* **Task description**
Extract the lines from the start through the line that holds "fig = go.Figure()", both included, omitting all images.

>> BEGIN

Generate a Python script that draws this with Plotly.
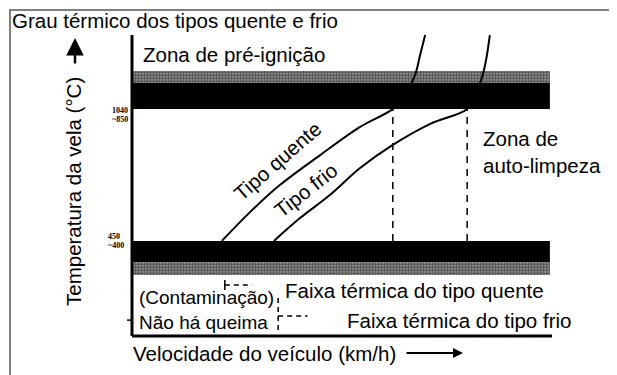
import plotly.graph_objects as go

W, H = 617, 375
OFF = 8  # page body margin around the figure

# curves (x: vehicle speed, 0-100 diagram units; y: plug temperature, 0-100 diagram units)
hot_x = [21.4, 28.1, 35.2, 44.8, 54.3, 62.1, 65.0, 67.4, 68.6, 69.8]
hot_y = [31.7, 41.3, 50.3, 60.3, 69.7, 75.7, 80.3, 87.0, 93.7, 100.3]
cold_x = [33.8, 40.0, 47.1, 54.3, 62.1, 71.0, 79.8, 81.7, 83.3, 84.3, 85.2]
cold_y = [31.7, 39.3, 47.0, 56.0, 63.7, 70.7, 75.7, 80.3, 86.0, 92.0, 100.3]

# zone bands (solid part and speckled edge)
upper_band = [75.7, 84.3]
upper_speckle = [84.3, 88.3]
lower_band = [24.7, 31.7]
lower_speckle = [20.3, 24.7]
band_x = [0, 99.5]

# where each type reaches the pre-ignition zone
limit_x = [62.1, 79.8]
limit_y = [31.7, 75.7]

tick_upper = ["1040", "~850"]
tick_lower = ["450", "~400"]

fig = go.Figure()


def rect(x, y, **kw):
    fig.add_trace(go.Scatter(x=[x[0], x[1], x[1], x[0], x[0]],
                             y=[y[0], y[0], y[1], y[1], y[0]],
                             mode="lines", fill="toself", line=dict(width=0),
                             hoverinfo="skip", showlegend=False, **kw))


speckle = dict(shape=".", fgcolor="black", bgcolor="#aaa", size=3, solidity=0.7)
rect(band_x, upper_speckle, fillcolor="#999", fillpattern=speckle)
rect(band_x, lower_speckle, fillcolor="#999", fillpattern=speckle)
rect(band_x, upper_band, fillcolor="black")
rect(band_x, lower_band, fillcolor="black")

for xs, ys in [(hot_x, hot_y), (cold_x, cold_y)]:
    fig.add_trace(go.Scatter(x=xs, y=ys, mode="lines", line=dict(color="black", width=2, shape="spline"),
                             hoverinfo="skip", showlegend=False))

for lx in limit_x:
    fig.add_trace(go.Scatter(x=[lx, lx], y=limit_y, mode="lines",
                             line=dict(color="black", width=1.5, dash="7px,6px"),
                             hoverinfo="skip", showlegend=False))

# range markers under the lower band
fig.add_trace(go.Scatter(x=[hot_x[0] + 0.7, hot_x[0] + 0.7], y=[15.3, 18.7], mode="lines",
                         line=dict(color="black", width=1.5), hoverinfo="skip", showlegend=False))
fig.add_trace(go.Scatter(x=[hot_x[0] + 0.7, hot_x[0] + 7.2], y=[17, 17], mode="lines",
                         line=dict(color="black", width=1.5, dash="5px,4px"), hoverinfo="skip", showlegend=False))
fig.add_trace(go.Scatter(x=[cold_x[0] + 1, cold_x[0] + 1], y=[2, 13], mode="lines",
                         line=dict(color="black", width=1.5, dash="5px,4px"), hoverinfo="skip", showlegend=False))
fig.add_trace(go.Scatter(x=[cold_x[0] + 1, cold_x[0] + 8], y=[6.7, 6.7], mode="lines",
                         line=dict(color="black", width=1.5, dash="5px,4px"), hoverinfo="skip", showlegend=False))

# axes
fig.add_shape(type="line", x0=0, x1=0, y0=0, y1=100.3, line=dict(color="black", width=3))
fig.add_shape(type="line", x0=0, x1=100, y0=0, y1=0, line=dict(color="black", width=3))
fig.add_shape(type="line", x0=-1.2, x1=0, y0=5.3, y1=5.3, line=dict(color="black", width=1.5))


def px(x):
    return (x - OFF) / W


def py(y):
    return 1 - (y - OFF) / H


# outer frame
fig.add_shape(type="rect", xref="paper", yref="paper", x0=px(10), x1=px(613), y0=-0.2, y1=py(10),
              line=dict(color="#555", width=1.5))

font = dict(family="Liberation Sans, Arial", size=20.5, color="black")
texts = [
    ("Grau térmico dos tipos quente e frio", 10, 20),
    ("Zona de pré-ignição", 141, 55),
    ("Faixa térmica do tipo quente", 283, 290),
    ("Faixa térmica do tipo frio", 345, 320),
    ("Velocidade do veículo (km/h)", 131, 353),
]
for t, x, y in texts:
    fig.add_annotation(text=t, x=px(x), y=py(y), xref="paper", yref="paper", xanchor="left",
                       yanchor="middle", showarrow=False, font=font)

fig.add_annotation(text="(Contaminação)<br>Não há queima", x=px(137), y=py(310), xref="paper",
                   yref="paper", xanchor="left", yanchor="middle", align="left", showarrow=False,
                   font=dict(family="Liberation Sans, Arial", size=19, color="black"))
fig.add_annotation(text="Zona de<br>auto-limpeza", x=px(481), y=py(152), xref="paper", yref="paper",
                   xanchor="left", yanchor="middle", align="left", showarrow=False, font=font)
fig.add_annotation(text="Tipo quente", x=px(278), y=py(161), xref="paper", yref="paper",
                   textangle=-41, showarrow=False, font=font)
fig.add_annotation(text="Tipo frio", x=px(305), y=py(190), xref="paper", yref="paper",
                   textangle=-38, showarrow=False, font=font)
fig.add_annotation(text="Temperatura da vela (°C)", x=px(74), y=py(192), xref="paper", yref="paper",
                   xanchor="center", yanchor="middle", textangle=-90, showarrow=False, font=font)

# axis arrows
fig.add_annotation(x=px(75), y=py(38), ax=0, ay=27, xref="paper", yref="paper",
                   axref="pixel", ayref="pixel", text="", showarrow=True, arrowhead=2,
                   arrowsize=1.4, arrowwidth=2.5, arrowcolor="black")
fig.add_annotation(x=px(463), y=py(353), ax=-58, ay=0, xref="paper", yref="paper",
                   axref="pixel", ayref="pixel", text="", showarrow=True, arrowhead=2,
                   arrowsize=1, arrowwidth=2, arrowcolor="black")

tfont = dict(family="Liberation Serif", size=8, color="black")
for t, y in zip(tick_upper, [104, 113]):
    fig.add_annotation(text="<b>%s</b>" % t, x=px(110), y=py(y), xref="paper", yref="paper",
                       showarrow=False, font=tfont)
for t, y in zip(tick_lower, [236, 245]):
    fig.add_annotation(text="<b>%s</b>" % t, x=px(106), y=py(y), xref="paper", yref="paper",
                       showarrow=False, font=tfont)

fig.update_layout(
    width=W, height=H, margin=dict(l=0, r=0, t=0, b=0),
    paper_bgcolor="white", plot_bgcolor="white",
    xaxis=dict(range=[-(132 - OFF) / 4.2, (W - 132 + OFF) / 4.2], visible=False, fixedrange=True),
    yaxis=dict(range=[(336 - OFF - H) / 3, (336 - OFF) / 3], visible=False, fixedrange=True),
)
fig.write_html("out.html")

>> END

* **Result for this exercise**
Generate a Python script that draws this with Plotly.
import plotly.graph_objects as go

W, H = 617, 375
OFF = 8  # page body margin around the figure

# curves (x: vehicle speed, 0-100 diagram units; y: plug temperature, 0-100 diagram units)
hot_x = [21.4, 28.1, 35.2, 44.8, 54.3, 62.1, 65.0, 67.4, 68.6, 69.8]
hot_y = [31.7, 41.3, 50.3, 60.3, 69.7, 75.7, 80.3, 87.0, 93.7, 100.3]
cold_x = [33.8, 40.0, 47.1, 54.3, 62.1, 71.0, 79.8, 81.7, 83.3, 84.3, 85.2]
cold_y = [31.7, 39.3, 47.0, 56.0, 63.7, 70.7, 75.7, 80.3, 86.0, 92.0, 100.3]

# zone bands (solid part and speckled edge)
upper_band = [75.7, 84.3]
upper_speckle = [84.3, 88.3]
lower_band = [24.7, 31.7]
lower_speckle = [20.3, 24.7]
band_x = [0, 99.5]

# where each type reaches the pre-ignition zone
limit_x = [62.1, 79.8]
limit_y = [31.7, 75.7]

tick_upper = ["1040", "~850"]
tick_lower = ["450", "~400"]

fig = go.Figure()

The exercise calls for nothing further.